L E 27 juin 2000, un Allemand est mort chez lui, dans son lit. Quatre-vingt-quatorze ans plus tôt, en 1906, il était né si maladif que les médecins avaient prédit qu'il mourrait avant la puberté.
Il survécut à la famine de la Première Guerre mondiale puis à la pandémie de grippe en 1920. Pendant son service militaire, en 1928, il fut victime d'un pneumothorax traumatique, un ski lui ayant perforé le thorax. Il poursuivit ensuite une carrière de forestier.
En 1938, on diagnostiqua une caverne tuberculeuse du sommet droit et il passa un an dans un centre spécialisé où il fut traité par pneumothorax thérapeutique avec instillation de paraffine dans la cavité. Après sa sortie, il reprit son travail mais, jugé potentiellement infectieux, il fut exempté d'activité militaire pendant la Seconde Guerre mondiale.
En 1953, on diagnostiqua une caverne tuberculeuse du sommet gauche, d'où lobectomie. Le chirurgien ne lui donna à l'époque que cinq mois à vivre.
De 1955 à 1963, il travailla comme professeur à l'université de Californie, puis revint en Allemagne dans sa famille et occupa un poste de professeur à l'université de Göttinger jusqu'à sa retraite, puis continua la recherche scientifique jusqu'à 91 ans.
Dans ses septième et huitième décennies, il fut opéré de la vésicule, d'une fracture de hanche, d'un cancer colique et d'un cancer prostatique.

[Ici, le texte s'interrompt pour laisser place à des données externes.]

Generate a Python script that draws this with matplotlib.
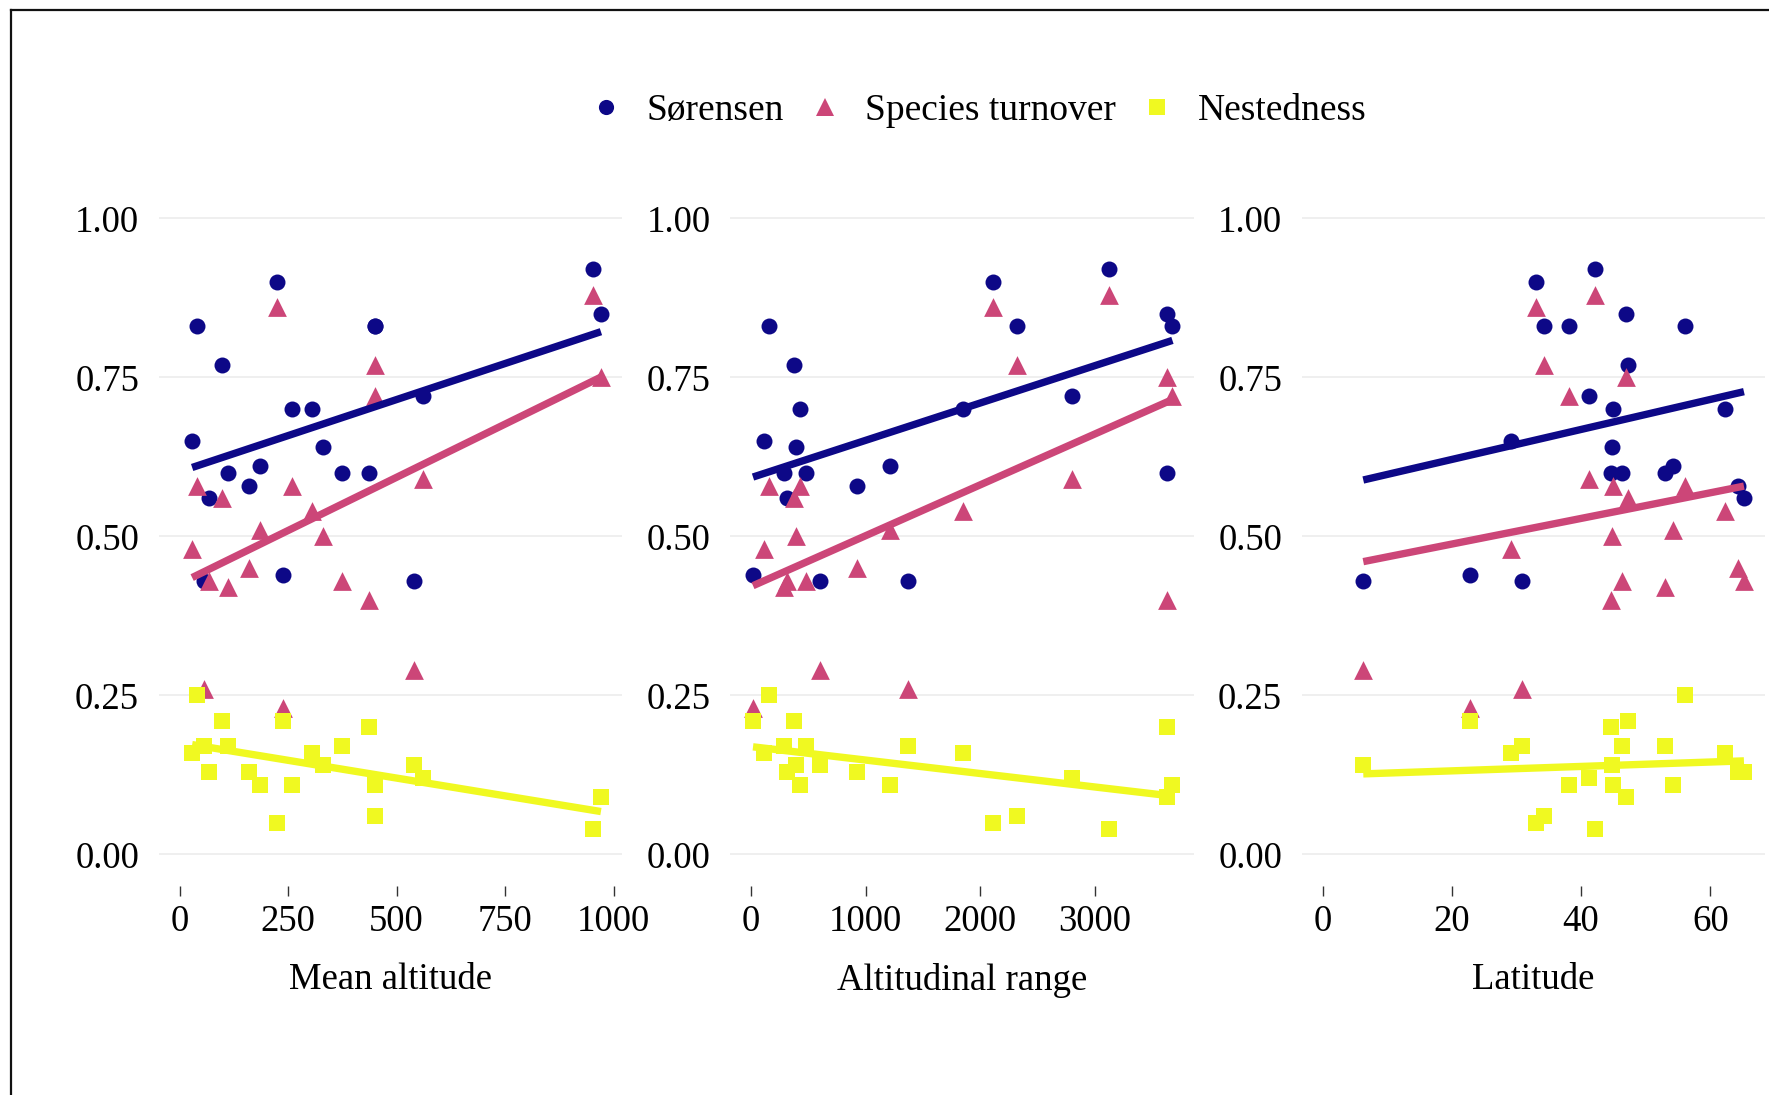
import matplotlib
matplotlib.use('Agg')
import matplotlib.pyplot as plt
import numpy as np
from matplotlib.lines import Line2D

plt.rcParams['font.family'] = ['Liberation Serif', 'DejaVu Serif']

# ---- data (one row per site) ----
mean_altitude = [952, 225, 971, 41, 451, 451, 98, 562, 260, 306, 29, 331, 186, 112, 375, 437, 161, 68, 239, 57, 541]
altitudinal_range = [3127, 2113, 3633, 157, 2323, 3677, 376, 2803, 428, 1852, 114, 393, 1214, 288, 480, 3633, 926, 314, 17, 1371, 603]
latitude = [42.1, 33.1, 46.9, 56.1, 34.2, 38.2, 47.3, 41.2, 44.9, 62.3, 29.1, 44.8, 54.2, 53.0, 46.4, 44.6, 64.3, 65.2, 22.8, 30.8, 6.3]
sorensen = [0.92, 0.90, 0.85, 0.83, 0.83, 0.83, 0.77, 0.72, 0.70, 0.70, 0.65, 0.64, 0.61, 0.60, 0.60, 0.60, 0.58, 0.56, 0.44, 0.43, 0.43]
turnover = [0.88, 0.86, 0.75, 0.58, 0.77, 0.72, 0.56, 0.59, 0.58, 0.54, 0.48, 0.50, 0.51, 0.42, 0.43, 0.40, 0.45, 0.43, 0.23, 0.26, 0.29]
nestedness = [0.04, 0.05, 0.09, 0.25, 0.06, 0.11, 0.21, 0.12, 0.11, 0.16, 0.16, 0.14, 0.11, 0.17, 0.17, 0.20, 0.13, 0.13, 0.21, 0.17, 0.14]

panel_titles = ["Mean altitude", "Altitudinal range", "Latitude"]
panel_x = [mean_altitude, altitudinal_range, latitude]
x_ticks = [[0, 250, 500, 750, 1000], [0, 1000, 2000, 3000], [0, 20, 40, 60]]
y_ticks = [0.00, 0.25, 0.50, 0.75, 1.00]
y_tick_labels = ["0.00", "0.25", "0.50", "0.75", "1.00"]

series_names = ["Sørensen", "Species turnover", "Nestedness"]
series_values = [sorensen, turnover, nestedness]
series_colors = ["#0D0887", "#CC4678", "#F0F921"]
series_markers = ["o", "^", "s"]
series_sizes = [11.5, 13.5, 11.5]

W, H = 1769, 1095
fig = plt.figure(figsize=(W / 100, H / 100), dpi=100)
fig.patch.set_facecolor('white')

FS = 26.5
LFS = 27.0
panel_left_px = [158.5, 730.0, 1301.5]
panel_w_px = 463.5
panel_top_px = 186.5
panel_bot_px = 886.3

for i in range(3):
    ax = fig.add_axes([panel_left_px[i] / W, 1 - panel_bot_px / H,
                       panel_w_px / W, (panel_bot_px - panel_top_px) / H])
    x = np.array(panel_x[i], dtype=float)
    for name, vals, col, mk, ms in zip(series_names, series_values, series_colors,
                                        series_markers, series_sizes):
        ax.scatter(x, vals, s=ms ** 2, marker=mk, color=col, linewidths=0, zorder=3)
    for name, vals, col in zip(series_names, series_values, series_colors):
        k, b = np.polyfit(x, np.array(vals), 1)
        xs = np.array([x.min(), x.max()])
        ax.plot(xs, k * xs + b, color=col, lw=5.3, solid_capstyle='butt', zorder=4)
    lo = min(0.0, x.min())
    hi = x.max()
    pad = 0.05 * (hi - lo)
    ax.set_xlim(lo - pad, hi + pad)
    ax.set_ylim(-0.05, 1.05)
    ax.set_xticks(x_ticks[i])
    ax.set_xticklabels([str(t) for t in x_ticks[i]])
    ax.set_yticks(y_ticks)
    ax.set_yticklabels(y_tick_labels)
    for s in ax.spines.values():
        s.set_visible(False)
    ax.grid(axis='y', color='#EBEBEB', lw=1.1, zorder=0)
    ax.grid(axis='x', visible=False)
    ax.set_axisbelow(True)
    ax.tick_params(axis='x', direction='out', length=7, width=1.0, color='#333333',
                   labelsize=FS, pad=6, labelcolor='black')
    ax.tick_params(axis='y', length=0, labelsize=FS, pad=14, labelcolor='black')
    ax.set_facecolor('none')
    cx = (panel_left_px[i] + panel_w_px / 2) / W
    fig.text(cx, 1 - 980 / H, panel_titles[i], ha='center', va='center',
             fontsize=FS, color='black')

handles = [Line2D([], [], linestyle='none', marker=mk, color=col, markersize=ms * 0.95,
                  markeredgewidth=0)
           for mk, col, ms in zip(series_markers, series_colors, series_sizes)]
fig.legend(handles, series_names, loc='center', ncol=3,
           bbox_to_anchor=(977 / W, 1 - 111 / H), frameon=False, fontsize=LFS,
           handlelength=1.0, handletextpad=0.57, columnspacing=0.6,
           borderpad=0, borderaxespad=0)

# frame lines (left and top) of the original figure
fig.add_artist(Line2D([11 / W, 11 / W], [0, 1 - 10 / H], transform=fig.transFigure,
                      color='#111111', lw=1.6))
fig.add_artist(Line2D([11 / W, 1], [1 - 10 / H, 1 - 10 / H], transform=fig.transFigure,
                      color='#111111', lw=1.6))

fig.savefig('out.png', dpi=100, facecolor='white')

En janvier 2000, à 93 ans, il tomba et se fit un traumatisme thoracique. A cette occasion, une analyse des crachats montra des bacilles acido-alcoolorésistants, facilement identifiés comme étant Mycobacterium tuberculosis. Il fut immédiatement placé dans une chambre d'isolement à l'hôpital et, pour la première fois de sa vie, on lui donna des médicaments antituberculeux. En une semaine, sa fonction hépatique se détériora et il devint confus. On arrêta le traitement et, à la demande de sa famille, il put regagner son domicile où, isolé dans une chambre, il fut soigné par ses proches et des infirmières. Il récupéra vite ses fonctions intellectuelles, mais son état physique resta précaire.
Le 25 juin, il signala que quelque chose semblait bouger dans sa poitrine, puis devient dyspnéique. On diagnostiqua un oedème pulmonaire et l'on suspecta un infarctus et un pneumothorax. Traité à domicile, il s'améliora petit à petit puis, la veille de sa mort, tomba dans le coma.
« Ce patient était mon père », écrit Karsten Mülder dans le « Lancet », où elle raconte cette émouvante histoire, « et il est mort le 27 juin 2000, chez lui, dans son lit, sans anxiété, sans dyspnée, sans douleur. J'étais avec lui jusqu'à la fin. On n'a pas fait d'autopsie. Les sujets contacts n'ont pas été infectés. J'ai une profonde gratitude pour les médecins qui l'ont soigné ; sans leur compassion, cette remarquable histoire se serait terminée lamentablement à l'hôpital ou en maison médicalisée. »
« Lancet » du 1er septembre 2001, p. 766 (correspondance).